> Records shown:

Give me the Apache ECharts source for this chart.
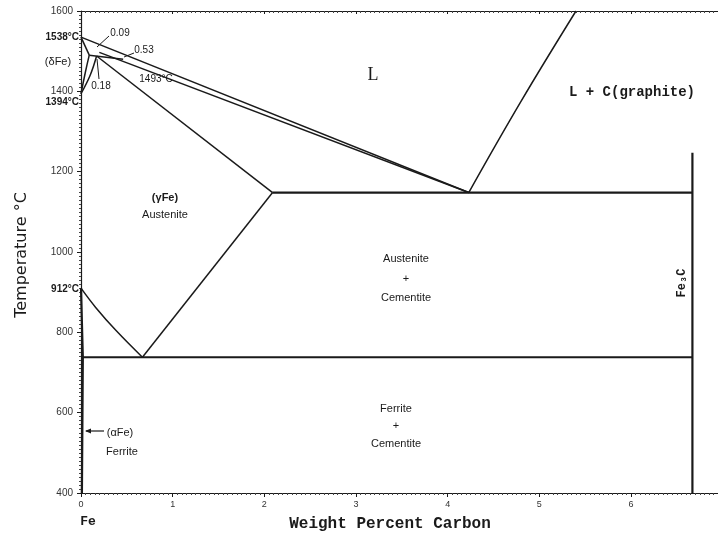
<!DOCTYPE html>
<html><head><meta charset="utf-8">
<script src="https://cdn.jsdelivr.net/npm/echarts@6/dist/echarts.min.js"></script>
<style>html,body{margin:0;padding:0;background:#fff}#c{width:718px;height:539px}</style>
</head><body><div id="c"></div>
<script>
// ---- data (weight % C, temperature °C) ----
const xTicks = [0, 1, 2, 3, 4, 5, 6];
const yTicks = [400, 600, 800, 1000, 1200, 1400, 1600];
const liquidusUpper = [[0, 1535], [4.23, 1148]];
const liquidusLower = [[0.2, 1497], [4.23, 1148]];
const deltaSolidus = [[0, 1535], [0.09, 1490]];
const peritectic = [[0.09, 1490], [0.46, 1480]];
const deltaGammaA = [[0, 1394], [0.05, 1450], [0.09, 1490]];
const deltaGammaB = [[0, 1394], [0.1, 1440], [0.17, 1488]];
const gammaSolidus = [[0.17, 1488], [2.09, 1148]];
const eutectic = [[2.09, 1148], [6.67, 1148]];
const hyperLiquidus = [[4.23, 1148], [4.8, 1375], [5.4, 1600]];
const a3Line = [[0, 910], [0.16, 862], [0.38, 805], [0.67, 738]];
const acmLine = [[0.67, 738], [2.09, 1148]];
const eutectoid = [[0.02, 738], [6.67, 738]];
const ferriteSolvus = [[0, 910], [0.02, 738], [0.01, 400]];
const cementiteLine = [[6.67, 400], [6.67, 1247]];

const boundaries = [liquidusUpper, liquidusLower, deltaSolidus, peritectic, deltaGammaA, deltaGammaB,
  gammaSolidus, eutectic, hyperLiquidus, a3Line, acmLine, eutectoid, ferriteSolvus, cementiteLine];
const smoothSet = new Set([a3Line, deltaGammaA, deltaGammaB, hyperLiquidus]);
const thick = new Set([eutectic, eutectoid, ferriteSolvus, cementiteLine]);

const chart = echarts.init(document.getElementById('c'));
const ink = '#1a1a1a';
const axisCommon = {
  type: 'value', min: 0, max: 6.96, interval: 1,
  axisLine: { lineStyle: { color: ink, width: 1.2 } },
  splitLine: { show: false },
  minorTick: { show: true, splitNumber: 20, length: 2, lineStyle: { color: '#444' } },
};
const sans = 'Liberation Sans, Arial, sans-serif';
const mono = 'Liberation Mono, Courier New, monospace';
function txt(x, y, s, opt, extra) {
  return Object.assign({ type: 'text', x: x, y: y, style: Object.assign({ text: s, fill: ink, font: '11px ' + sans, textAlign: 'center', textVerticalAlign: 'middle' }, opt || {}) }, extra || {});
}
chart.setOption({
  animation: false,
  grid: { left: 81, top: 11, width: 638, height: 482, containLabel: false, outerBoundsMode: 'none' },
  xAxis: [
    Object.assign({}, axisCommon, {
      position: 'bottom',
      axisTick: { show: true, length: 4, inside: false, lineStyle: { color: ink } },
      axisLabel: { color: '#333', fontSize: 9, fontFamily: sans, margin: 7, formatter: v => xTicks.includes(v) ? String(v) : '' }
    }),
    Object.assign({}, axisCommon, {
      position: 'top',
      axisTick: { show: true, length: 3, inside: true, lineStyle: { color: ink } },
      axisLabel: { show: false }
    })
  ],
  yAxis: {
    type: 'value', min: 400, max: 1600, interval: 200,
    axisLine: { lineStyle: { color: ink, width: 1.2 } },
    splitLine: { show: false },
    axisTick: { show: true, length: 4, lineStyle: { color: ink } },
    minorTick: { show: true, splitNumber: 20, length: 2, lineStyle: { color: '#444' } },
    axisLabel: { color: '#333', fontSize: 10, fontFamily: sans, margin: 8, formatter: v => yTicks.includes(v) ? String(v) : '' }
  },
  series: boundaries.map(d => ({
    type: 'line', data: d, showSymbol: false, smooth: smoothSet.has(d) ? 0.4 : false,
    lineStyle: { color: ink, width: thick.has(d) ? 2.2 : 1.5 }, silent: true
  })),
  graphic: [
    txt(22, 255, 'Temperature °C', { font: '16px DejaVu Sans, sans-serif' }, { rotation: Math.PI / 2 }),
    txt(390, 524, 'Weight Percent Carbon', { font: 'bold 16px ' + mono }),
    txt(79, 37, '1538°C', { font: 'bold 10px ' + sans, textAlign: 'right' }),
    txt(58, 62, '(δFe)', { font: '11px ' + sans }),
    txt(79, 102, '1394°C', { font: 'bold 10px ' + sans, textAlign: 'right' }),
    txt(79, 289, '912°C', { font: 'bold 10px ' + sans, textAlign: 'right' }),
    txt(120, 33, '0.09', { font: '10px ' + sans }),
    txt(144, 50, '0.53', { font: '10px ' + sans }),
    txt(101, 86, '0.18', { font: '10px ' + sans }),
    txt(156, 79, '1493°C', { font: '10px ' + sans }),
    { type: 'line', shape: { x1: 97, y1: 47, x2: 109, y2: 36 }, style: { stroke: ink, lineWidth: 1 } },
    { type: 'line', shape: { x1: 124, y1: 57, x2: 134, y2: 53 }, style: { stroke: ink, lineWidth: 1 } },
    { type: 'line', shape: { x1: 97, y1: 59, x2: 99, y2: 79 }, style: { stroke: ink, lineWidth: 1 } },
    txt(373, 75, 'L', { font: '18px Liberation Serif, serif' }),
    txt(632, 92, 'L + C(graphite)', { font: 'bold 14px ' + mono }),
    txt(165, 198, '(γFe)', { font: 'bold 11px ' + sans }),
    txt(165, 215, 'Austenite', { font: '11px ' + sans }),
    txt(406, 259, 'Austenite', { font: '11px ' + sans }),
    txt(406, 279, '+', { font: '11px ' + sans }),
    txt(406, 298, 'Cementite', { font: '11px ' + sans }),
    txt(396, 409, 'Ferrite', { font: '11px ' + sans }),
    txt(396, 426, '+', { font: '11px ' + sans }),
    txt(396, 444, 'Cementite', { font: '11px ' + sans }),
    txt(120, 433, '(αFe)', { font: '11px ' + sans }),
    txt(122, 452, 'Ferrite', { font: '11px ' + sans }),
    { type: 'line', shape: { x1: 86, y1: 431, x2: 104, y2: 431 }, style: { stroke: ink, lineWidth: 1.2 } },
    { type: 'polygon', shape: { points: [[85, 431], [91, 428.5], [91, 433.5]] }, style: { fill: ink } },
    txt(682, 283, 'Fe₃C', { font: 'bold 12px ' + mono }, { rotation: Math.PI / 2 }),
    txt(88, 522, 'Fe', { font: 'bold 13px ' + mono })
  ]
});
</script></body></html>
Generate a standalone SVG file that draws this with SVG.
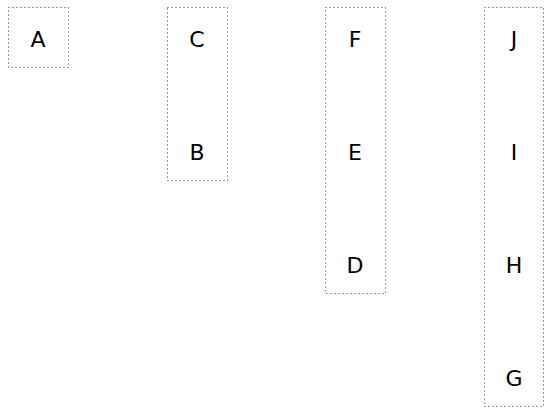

> Written exercise: Retype every record above exactly as written, but leave out the pictures.

> Correct output:
Give me the Apache ECharts source for this chart.
<!DOCTYPE html>
<html><head><meta charset="utf-8">
<script src="https://cdn.jsdelivr.net/npm/echarts@6/dist/echarts.min.js"></script>
<style>html,body{margin:0;padding:0;background:#fff}#c{width:718px;height:539px}</style>
</head><body><div id="c"></div>
<script>
// ---- data (weight % C, temperature °C) ----
const xTicks = [0, 1, 2, 3, 4, 5, 6];
const yTicks = [400, 600, 800, 1000, 1200, 1400, 1600];
const liquidusUpper = [[0, 1535], [4.23, 1148]];
const liquidusLower = [[0.2, 1497], [4.23, 1148]];
const deltaSolidus = [[0, 1535], [0.09, 1490]];
const peritectic = [[0.09, 1490], [0.46, 1480]];
const deltaGammaA = [[0, 1394], [0.05, 1450], [0.09, 1490]];
const deltaGammaB = [[0, 1394], [0.1, 1440], [0.17, 1488]];
const gammaSolidus = [[0.17, 1488], [2.09, 1148]];
const eutectic = [[2.09, 1148], [6.67, 1148]];
const hyperLiquidus = [[4.23, 1148], [4.8, 1375], [5.4, 1600]];
const a3Line = [[0, 910], [0.16, 862], [0.38, 805], [0.67, 738]];
const acmLine = [[0.67, 738], [2.09, 1148]];
const eutectoid = [[0.02, 738], [6.67, 738]];
const ferriteSolvus = [[0, 910], [0.02, 738], [0.01, 400]];
const cementiteLine = [[6.67, 400], [6.67, 1247]];

const boundaries = [liquidusUpper, liquidusLower, deltaSolidus, peritectic, deltaGammaA, deltaGammaB,
  gammaSolidus, eutectic, hyperLiquidus, a3Line, acmLine, eutectoid, ferriteSolvus, cementiteLine];
const smoothSet = new Set([a3Line, deltaGammaA, deltaGammaB, hyperLiquidus]);
const thick = new Set([eutectic, eutectoid, ferriteSolvus, cementiteLine]);

const chart = echarts.init(document.getElementById('c'));
const ink = '#1a1a1a';
const axisCommon = {
  type: 'value', min: 0, max: 6.96, interval: 1,
  axisLine: { lineStyle: { color: ink, width: 1.2 } },
  splitLine: { show: false },
  minorTick: { show: true, splitNumber: 20, length: 2, lineStyle: { color: '#444' } },
};
const sans = 'Liberation Sans, Arial, sans-serif';
const mono = 'Liberation Mono, Courier New, monospace';
function txt(x, y, s, opt, extra) {
  return Object.assign({ type: 'text', x: x, y: y, style: Object.assign({ text: s, fill: ink, font: '11px ' + sans, textAlign: 'center', textVerticalAlign: 'middle' }, opt || {}) }, extra || {});
}
chart.setOption({
  animation: false,
  grid: { left: 81, top: 11, width: 638, height: 482, containLabel: false, outerBoundsMode: 'none' },
  xAxis: [
    Object.assign({}, axisCommon, {
      position: 'bottom',
      axisTick: { show: true, length: 4, inside: false, lineStyle: { color: ink } },
      axisLabel: { color: '#333', fontSize: 9, fontFamily: sans, margin: 7, formatter: v => xTicks.includes(v) ? String(v) : '' }
    }),
    Object.assign({}, axisCommon, {
      position: 'top',
      axisTick: { show: true, length: 3, inside: true, lineStyle: { color: ink } },
      axisLabel: { show: false }
    })
  ],
  yAxis: {
    type: 'value', min: 400, max: 1600, interval: 200,
    axisLine: { lineStyle: { color: ink, width: 1.2 } },
    splitLine: { show: false },
    axisTick: { show: true, length: 4, lineStyle: { color: ink } },
    minorTick: { show: true, splitNumber: 20, length: 2, lineStyle: { color: '#444' } },
    axisLabel: { color: '#333', fontSize: 10, fontFamily: sans, margin: 8, formatter: v => yTicks.includes(v) ? String(v) : '' }
  },
  series: boundaries.map(d => ({
    type: 'line', data: d, showSymbol: false, smooth: smoothSet.has(d) ? 0.4 : false,
    lineStyle: { color: ink, width: thick.has(d) ? 2.2 : 1.5 }, silent: true
  })),
  graphic: [
    txt(22, 255, 'Temperature °C', { font: '16px DejaVu Sans, sans-serif' }, { rotation: Math.PI / 2 }),
    txt(390, 524, 'Weight Percent Carbon', { font: 'bold 16px ' + mono }),
    txt(79, 37, '1538°C', { font: 'bold 10px ' + sans, textAlign: 'right' }),
    txt(58, 62, '(δFe)', { font: '11px ' + sans }),
    txt(79, 102, '1394°C', { font: 'bold 10px ' + sans, textAlign: 'right' }),
    txt(79, 289, '912°C', { font: 'bold 10px ' + sans, textAlign: 'right' }),
    txt(120, 33, '0.09', { font: '10px ' + sans }),
    txt(144, 50, '0.53', { font: '10px ' + sans }),
    txt(101, 86, '0.18', { font: '10px ' + sans }),
    txt(156, 79, '1493°C', { font: '10px ' + sans }),
    { type: 'line', shape: { x1: 97, y1: 47, x2: 109, y2: 36 }, style: { stroke: ink, lineWidth: 1 } },
    { type: 'line', shape: { x1: 124, y1: 57, x2: 134, y2: 53 }, style: { stroke: ink, lineWidth: 1 } },
    { type: 'line', shape: { x1: 97, y1: 59, x2: 99, y2: 79 }, style: { stroke: ink, lineWidth: 1 } },
    txt(373, 75, 'L', { font: '18px Liberation Serif, serif' }),
    txt(632, 92, 'L + C(graphite)', { font: 'bold 14px ' + mono }),
    txt(165, 198, '(γFe)', { font: 'bold 11px ' + sans }),
    txt(165, 215, 'Austenite', { font: '11px ' + sans }),
    txt(406, 259, 'Austenite', { font: '11px ' + sans }),
    txt(406, 279, '+', { font: '11px ' + sans }),
    txt(406, 298, 'Cementite', { font: '11px ' + sans }),
    txt(396, 409, 'Ferrite', { font: '11px ' + sans }),
    txt(396, 426, '+', { font: '11px ' + sans }),
    txt(396, 444, 'Cementite', { font: '11px ' + sans }),
    txt(120, 433, '(αFe)', { font: '11px ' + sans }),
    txt(122, 452, 'Ferrite', { font: '11px ' + sans }),
    { type: 'line', shape: { x1: 86, y1: 431, x2: 104, y2: 431 }, style: { stroke: ink, lineWidth: 1.2 } },
    { type: 'polygon', shape: { points: [[85, 431], [91, 428.5], [91, 433.5]] }, style: { fill: ink } },
    txt(682, 283, 'Fe₃C', { font: 'bold 12px ' + mono }, { rotation: Math.PI / 2 }),
    txt(88, 522, 'Fe', { font: 'bold 13px ' + mono })
  ]
});
</script></body></html>
Generate a standalone SVG file that draws this with SVG.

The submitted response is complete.